Reproduce all the material exactly, minus any pictures it holds.
########################################
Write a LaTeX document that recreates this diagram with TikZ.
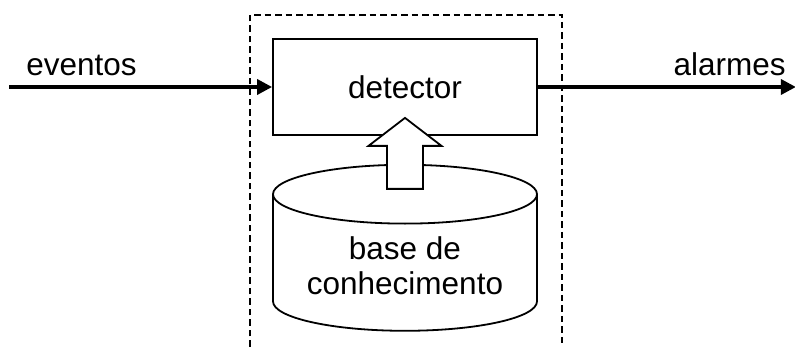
\documentclass[tikz,border=0pt]{standalone}
\usepackage{fontspec}
\setmainfont{Liberation Sans}
\usetikzlibrary{positioning,arrows.meta,shapes.geometric,calc}

\begin{document}
\begin{tikzpicture}[x=1pt,y=1pt,font=\fontsize{31.5}{35}\selectfont,node distance=28pt,
  box/.style={draw,line width=1.8pt,minimum width=264pt,minimum height=96pt},
  store/.style={cylinder,shape border rotate=90,draw,line width=1.8pt,fill=white,
    aspect=0.29,minimum width=264pt,minimum height=166pt,align=center},
  tag/.style={inner sep=0pt},
  flow/.style={line width=3.5pt,-{Triangle[length=15pt,width=15pt]}},
  hollow/.style={draw,line width=1.8pt,fill=white,line join=miter}]
\useasboundingbox (0,0) rectangle (795,347);
\draw[dash pattern=on 6.5pt off 4pt,line width=1.1pt] (250,0) -- (250,332) -- (562,332) -- (562,0);
\node[box] (det) at (405,260) {detector};
\node[store,below=of det] (kb) {base de\\conhecimento};
\coordinate (in) at ([xshift=-263pt]det.west);
\coordinate (out) at ([xshift=258pt]det.east);
\node[tag,anchor=base west] (ev) at ([shift={(17,11)}]in) {eventos};
\node[tag,anchor=base east] (al) at ([shift={(-10,11)}]out) {alarmes};
\draw[flow] (in) -- (det);
\draw[flow] (det) -- (out);
\draw[hollow] ($(kb.north)+(-18,-25)$) -- ++(0,43) -- ++(-18.5,0) -- ($(det.south)+(0,18)$)
  -- ++(36.5,-28) -- ++(-18.5,0) -- ++(0,-43) -- cycle;
\end{tikzpicture}
\end{document}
########################################
Complete response:
Write a LaTeX document that recreates this diagram with TikZ.
\documentclass[tikz,border=0pt]{standalone}
\usepackage{fontspec}
\setmainfont{Liberation Sans}
\usetikzlibrary{positioning,arrows.meta,shapes.geometric,calc}

\begin{document}
\begin{tikzpicture}[x=1pt,y=1pt,font=\fontsize{31.5}{35}\selectfont,node distance=28pt,
  box/.style={draw,line width=1.8pt,minimum width=264pt,minimum height=96pt},
  store/.style={cylinder,shape border rotate=90,draw,line width=1.8pt,fill=white,
    aspect=0.29,minimum width=264pt,minimum height=166pt,align=center},
  tag/.style={inner sep=0pt},
  flow/.style={line width=3.5pt,-{Triangle[length=15pt,width=15pt]}},
  hollow/.style={draw,line width=1.8pt,fill=white,line join=miter}]
\useasboundingbox (0,0) rectangle (795,347);
\draw[dash pattern=on 6.5pt off 4pt,line width=1.1pt] (250,0) -- (250,332) -- (562,332) -- (562,0);
\node[box] (det) at (405,260) {detector};
\node[store,below=of det] (kb) {base de\\conhecimento};
\coordinate (in) at ([xshift=-263pt]det.west);
\coordinate (out) at ([xshift=258pt]det.east);
\node[tag,anchor=base west] (ev) at ([shift={(17,11)}]in) {eventos};
\node[tag,anchor=base east] (al) at ([shift={(-10,11)}]out) {alarmes};
\draw[flow] (in) -- (det);
\draw[flow] (det) -- (out);
\draw[hollow] ($(kb.north)+(-18,-25)$) -- ++(0,43) -- ++(-18.5,0) -- ($(det.south)+(0,18)$)
  -- ++(36.5,-28) -- ++(-18.5,0) -- ++(0,-43) -- cycle;
\end{tikzpicture}
\end{document}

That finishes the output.